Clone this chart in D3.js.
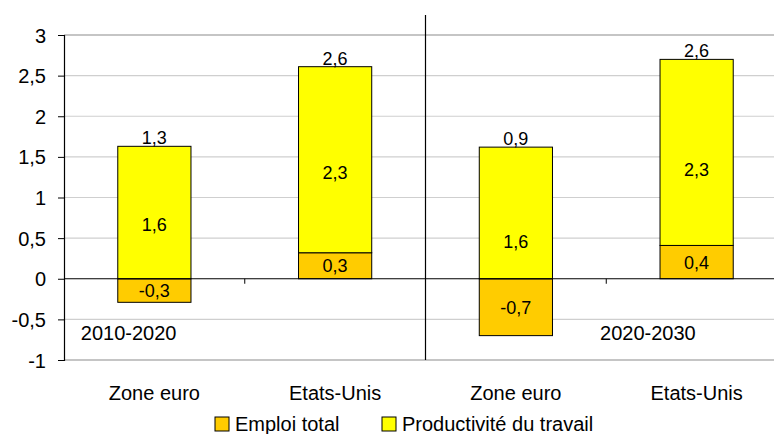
<!DOCTYPE html>
<html>
<head>
<meta charset="utf-8">
<script src="https://cdn.jsdelivr.net/npm/d3@7"></script>
<style>
  body { margin: 0; background: #fff; }
  text { font-family: "Liberation Sans", Arial, sans-serif; fill: #000; }
</style>
</head>
<body>
<svg width="774" height="434"></svg>
<script>
// chart data
const categories = ['Zone euro', 'Etats-Unis', 'Zone euro', 'Etats-Unis'];
const periods = ['2010-2020', '2020-2030'];
const emploi = [-0.29, 0.32, -0.70, 0.41];
const productivite = [1.63, 2.29, 1.62, 2.29];
const totals = [1.3, 2.6, 0.9, 2.6];
const yTicks = [-1, -0.5, 0, 0.5, 1, 1.5, 2, 2.5, 3];
const seriesNames = ['Emploi total', 'Productivité du travail'];

const svg = d3.select('svg');
const colors = ['#FFCC00', '#FFFF00'];
const frFmt = v => d3.format('.1f')(v).replace('.', ',').replace('−', '-');
const tickFmt = v => String(v).replace('.', ',');

const margin = { left: 64, top: 35, bottom: 360 };
const plotRight = 787;

// each category gets the same cell, bar centred in it
const x = d3.scaleBand()
    .domain(d3.range(categories.length))
    .range([margin.left, plotRight])
    .paddingInner(0.595)
    .paddingOuter(0.2975);

const y = d3.scaleLinear()
    .domain([-1, 3])
    .range([margin.bottom, margin.top]);

// gridlines
svg.append('g').selectAll('line')
    .data(yTicks.filter(t => t !== 0))
    .enter().append('line')
        .attr('x1', margin.left).attr('x2', plotRight)
        .attr('y1', d => y(d)).attr('y2', d => y(d))
        .attr('stroke', d => (d === 3 || d === -1) ? '#8c8c8c' : '#cfcfcf')
        .attr('stroke-width', 1.2);

// divider between the two periods
const mid = x.step() * 2 + margin.left;
svg.append('line')
    .attr('x1', mid).attr('x2', mid)
    .attr('y1', 15).attr('y2', y(-1))
    .attr('stroke', '#000').attr('stroke-width', 1.2);

// bars
const data = categories.map((c, i) => ({ i, emploi: emploi[i], prod: productivite[i], total: totals[i] }));
const bw = x.bandwidth();

const bars = svg.append('g');
data.forEach(d => {
    const base = Math.max(0, d.emploi);
    // emploi segment
    bars.append('rect')
        .attr('x', x(d.i)).attr('width', bw)
        .attr('y', y(Math.max(0, d.emploi)))
        .attr('height', Math.abs(y(d.emploi) - y(0)))
        .attr('fill', colors[0]).attr('stroke', '#000').attr('stroke-width', 1);
    // productivite segment
    bars.append('rect')
        .attr('x', x(d.i)).attr('width', bw)
        .attr('y', y(base + d.prod))
        .attr('height', y(base) - y(base + d.prod))
        .attr('fill', colors[1]).attr('stroke', '#000').attr('stroke-width', 1);
});

// zero line + boundary ticks
svg.append('line')
    .attr('x1', margin.left).attr('x2', plotRight)
    .attr('y1', y(0)).attr('y2', y(0))
    .attr('stroke', '#000').attr('stroke-width', 1.2);
svg.append('g').selectAll('line')
    .data([1, 3])
    .enter().append('line')
        .attr('x1', d => margin.left + x.step() * d).attr('x2', d => margin.left + x.step() * d)
        .attr('y1', y(0)).attr('y2', y(0) + 5)
        .attr('stroke', '#000');

// y axis
const yAxis = svg.append('g')
    .attr('transform', `translate(${margin.left},0)`)
    .call(d3.axisLeft(y).tickValues(yTicks).tickSize(6).tickPadding(12).tickFormat(tickFmt));
yAxis.select('.domain').attr('stroke', '#000').attr('stroke-width', 1.2);
yAxis.selectAll('.tick line').attr('stroke', '#000');
yAxis.selectAll('text')
    .style('font-size', '20px')
    .style('font-family', '"Liberation Sans", Arial, sans-serif')
    .attr('dy', '0.35em');

// data labels
const lbl = svg.append('g').style('font-size', '18px').attr('text-anchor', 'middle');
data.forEach(d => {
    const cx = x(d.i) + bw / 2;
    const base = Math.max(0, d.emploi);
    const top = base + d.prod;
    lbl.append('text')
        .attr('x', cx).attr('y', y(d.emploi / 2)).attr('dy', '0.36em')
        .text(frFmt(d.emploi));
    lbl.append('text')
        .attr('x', cx).attr('y', y((Math.min(0, d.emploi) + top) / 2)).attr('dy', '0.36em')
        .text(frFmt(d.prod));
    lbl.append('text')
        .attr('x', cx).attr('y', y(top) - 2)
        .text(frFmt(d.total));
});

// category labels
svg.append('g').selectAll('text')
    .data(categories)
    .enter().append('text')
        .attr('x', (d, i) => x(i) + bw / 2)
        .attr('y', 400)
        .attr('text-anchor', 'middle')
        .style('font-size', '20px')
        .text(d => d);

// period labels
svg.append('text')
    .attr('x', x(0) - 37).attr('y', y(-0.757))
    .style('font-size', '20px')
    .text(periods[0]);
svg.append('text')
    .attr('x', x(3) - 60).attr('y', y(-0.757))
    .style('font-size', '20px')
    .text(periods[1]);

// legend
const legX = [215, 382];
const leg = svg.append('g');
seriesNames.forEach((name, i) => {
    leg.append('rect')
        .attr('x', legX[i]).attr('y', 417)
        .attr('width', 14).attr('height', 14)
        .attr('fill', colors[i]).attr('stroke', '#000');
    leg.append('text')
        .attr('x', legX[i] + 20).attr('y', 431)
        .style('font-size', '20px')
        .text(name);
});
</script>
</body>
</html>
◇ ◇ ◇ ◇ ◇ ◇ ◇
Retype the data above exactly; pictures are not part of the copy.

[EXERCISE OUTPUT]:
Clone this chart in D3.js.
<!DOCTYPE html>
<html>
<head>
<meta charset="utf-8">
<script src="https://cdn.jsdelivr.net/npm/d3@7"></script>
<style>
  body { margin: 0; background: #fff; }
  text { font-family: "Liberation Sans", Arial, sans-serif; fill: #000; }
</style>
</head>
<body>
<svg width="774" height="434"></svg>
<script>
// chart data
const categories = ['Zone euro', 'Etats-Unis', 'Zone euro', 'Etats-Unis'];
const periods = ['2010-2020', '2020-2030'];
const emploi = [-0.29, 0.32, -0.70, 0.41];
const productivite = [1.63, 2.29, 1.62, 2.29];
const totals = [1.3, 2.6, 0.9, 2.6];
const yTicks = [-1, -0.5, 0, 0.5, 1, 1.5, 2, 2.5, 3];
const seriesNames = ['Emploi total', 'Productivité du travail'];

const svg = d3.select('svg');
const colors = ['#FFCC00', '#FFFF00'];
const frFmt = v => d3.format('.1f')(v).replace('.', ',').replace('−', '-');
const tickFmt = v => String(v).replace('.', ',');

const margin = { left: 64, top: 35, bottom: 360 };
const plotRight = 787;

// each category gets the same cell, bar centred in it
const x = d3.scaleBand()
    .domain(d3.range(categories.length))
    .range([margin.left, plotRight])
    .paddingInner(0.595)
    .paddingOuter(0.2975);

const y = d3.scaleLinear()
    .domain([-1, 3])
    .range([margin.bottom, margin.top]);

// gridlines
svg.append('g').selectAll('line')
    .data(yTicks.filter(t => t !== 0))
    .enter().append('line')
        .attr('x1', margin.left).attr('x2', plotRight)
        .attr('y1', d => y(d)).attr('y2', d => y(d))
        .attr('stroke', d => (d === 3 || d === -1) ? '#8c8c8c' : '#cfcfcf')
        .attr('stroke-width', 1.2);

// divider between the two periods
const mid = x.step() * 2 + margin.left;
svg.append('line')
    .attr('x1', mid).attr('x2', mid)
    .attr('y1', 15).attr('y2', y(-1))
    .attr('stroke', '#000').attr('stroke-width', 1.2);

// bars
const data = categories.map((c, i) => ({ i, emploi: emploi[i], prod: productivite[i], total: totals[i] }));
const bw = x.bandwidth();

const bars = svg.append('g');
data.forEach(d => {
    const base = Math.max(0, d.emploi);
    // emploi segment
    bars.append('rect')
        .attr('x', x(d.i)).attr('width', bw)
        .attr('y', y(Math.max(0, d.emploi)))
        .attr('height', Math.abs(y(d.emploi) - y(0)))
        .attr('fill', colors[0]).attr('stroke', '#000').attr('stroke-width', 1);
    // productivite segment
    bars.append('rect')
        .attr('x', x(d.i)).attr('width', bw)
        .attr('y', y(base + d.prod))
        .attr('height', y(base) - y(base + d.prod))
        .attr('fill', colors[1]).attr('stroke', '#000').attr('stroke-width', 1);
});

// zero line + boundary ticks
svg.append('line')
    .attr('x1', margin.left).attr('x2', plotRight)
    .attr('y1', y(0)).attr('y2', y(0))
    .attr('stroke', '#000').attr('stroke-width', 1.2);
svg.append('g').selectAll('line')
    .data([1, 3])
    .enter().append('line')
        .attr('x1', d => margin.left + x.step() * d).attr('x2', d => margin.left + x.step() * d)
        .attr('y1', y(0)).attr('y2', y(0) + 5)
        .attr('stroke', '#000');

// y axis
const yAxis = svg.append('g')
    .attr('transform', `translate(${margin.left},0)`)
    .call(d3.axisLeft(y).tickValues(yTicks).tickSize(6).tickPadding(12).tickFormat(tickFmt));
yAxis.select('.domain').attr('stroke', '#000').attr('stroke-width', 1.2);
yAxis.selectAll('.tick line').attr('stroke', '#000');
yAxis.selectAll('text')
    .style('font-size', '20px')
    .style('font-family', '"Liberation Sans", Arial, sans-serif')
    .attr('dy', '0.35em');

// data labels
const lbl = svg.append('g').style('font-size', '18px').attr('text-anchor', 'middle');
data.forEach(d => {
    const cx = x(d.i) + bw / 2;
    const base = Math.max(0, d.emploi);
    const top = base + d.prod;
    lbl.append('text')
        .attr('x', cx).attr('y', y(d.emploi / 2)).attr('dy', '0.36em')
        .text(frFmt(d.emploi));
    lbl.append('text')
        .attr('x', cx).attr('y', y((Math.min(0, d.emploi) + top) / 2)).attr('dy', '0.36em')
        .text(frFmt(d.prod));
    lbl.append('text')
        .attr('x', cx).attr('y', y(top) - 2)
        .text(frFmt(d.total));
});

// category labels
svg.append('g').selectAll('text')
    .data(categories)
    .enter().append('text')
        .attr('x', (d, i) => x(i) + bw / 2)
        .attr('y', 400)
        .attr('text-anchor', 'middle')
        .style('font-size', '20px')
        .text(d => d);

// period labels
svg.append('text')
    .attr('x', x(0) - 37).attr('y', y(-0.757))
    .style('font-size', '20px')
    .text(periods[0]);
svg.append('text')
    .attr('x', x(3) - 60).attr('y', y(-0.757))
    .style('font-size', '20px')
    .text(periods[1]);

// legend
const legX = [215, 382];
const leg = svg.append('g');
seriesNames.forEach((name, i) => {
    leg.append('rect')
        .attr('x', legX[i]).attr('y', 417)
        .attr('width', 14).attr('height', 14)
        .attr('fill', colors[i]).attr('stroke', '#000');
    leg.append('text')
        .attr('x', legX[i] + 20).attr('y', 431)
        .style('font-size', '20px')
        .text(name);
});
</script>
</body>
</html>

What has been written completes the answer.